Print the listing from its top line through the line containing "cap_w = 0.1", nothing more, and leave out the pictures.

----- Data segment -----

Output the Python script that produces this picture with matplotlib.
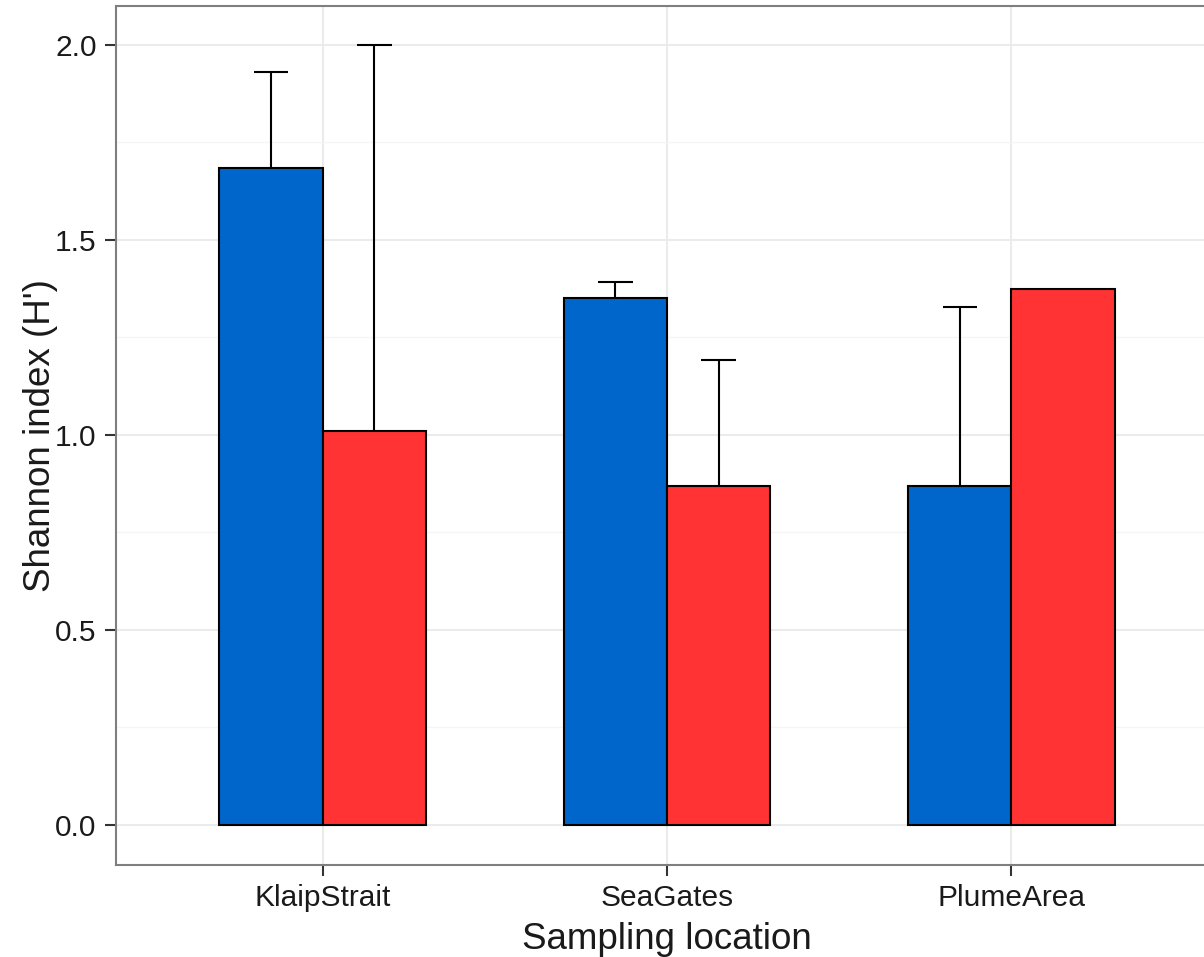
import numpy as np
import matplotlib
matplotlib.use('Agg')
import matplotlib.pyplot as plt

plt.rcParams['font.family'] = ['Liberation Sans', 'DejaVu Sans']

locations = ['KlaipStrait', 'SeaGates', 'PlumeArea']
blue_mean = [1.685, 1.351, 0.869]
blue_upper = [1.931, 1.392, 1.328]
red_mean = [1.010, 0.869, 1.374]
red_upper = [2.000, 1.192, np.nan]

BLUE = '#0066CC'
RED = '#FF3333'
bar_w = 0.3
cap_w = 0.1

fig = plt.figure(figsize=(12.04, 9.57), dpi=100)
ax = fig.add_axes([116 / 1204, 1 - 865 / 957, (1218 - 116) / 1204, (865 - 6) / 957])

x = np.arange(1, len(locations) + 1)
for xs, means, uppers, col in [(x - bar_w / 2, blue_mean, blue_upper, BLUE),
                               (x + bar_w / 2, red_mean, red_upper, RED)]:
    ax.bar(xs, means, width=bar_w, color=col, edgecolor='black', linewidth=1.5, zorder=3)
    ax.vlines(xs, means, uppers, color='black', linewidth=1.5, zorder=2)
    ax.hlines(uppers, xs - cap_w / 2, xs + cap_w / 2, color='black', linewidth=1.5, zorder=2)

ax.set_xlim(0.4, 3.6)
ax.set_ylim(-0.1026, 2.1)
ax.set_xticks(x)
ax.set_xticklabels(locations)
ax.set_yticks([0, 0.5, 1.0, 1.5, 2.0])
ax.set_yticklabels(['0.0', '0.5', '1.0', '1.5', '2.0'])
ax.set_yticks([0.25, 0.75, 1.25, 1.75], minor=True)
ax.tick_params(axis='both', which='major', labelsize=21.5, labelcolor='#1a1a1a',
               color='#333333', length=8, width=1.5, pad=6)
ax.tick_params(axis='y', which='minor', length=0)
ax.grid(True, which='major', color='#EBEBEB', linewidth=1.5, zorder=0)
ax.grid(True, which='minor', axis='y', color='#F5F5F5', linewidth=1.0, zorder=0)
ax.set_axisbelow(True)
for s in ax.spines.values():
    s.set_color('#7f7f7f')
    s.set_linewidth(1.5)

ax.set_xlabel('Sampling location', fontsize=26.5, color='#1a1a1a', labelpad=7)
ax.set_ylabel("Shannon index (H')", fontsize=26.5, color='#1a1a1a', labelpad=-2)

fig.savefig('out.png', dpi=100)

-----

Exercise solution:
Output the Python script that produces this picture with matplotlib.
import numpy as np
import matplotlib
matplotlib.use('Agg')
import matplotlib.pyplot as plt

plt.rcParams['font.family'] = ['Liberation Sans', 'DejaVu Sans']

locations = ['KlaipStrait', 'SeaGates', 'PlumeArea']
blue_mean = [1.685, 1.351, 0.869]
blue_upper = [1.931, 1.392, 1.328]
red_mean = [1.010, 0.869, 1.374]
red_upper = [2.000, 1.192, np.nan]

BLUE = '#0066CC'
RED = '#FF3333'
bar_w = 0.3
cap_w = 0.1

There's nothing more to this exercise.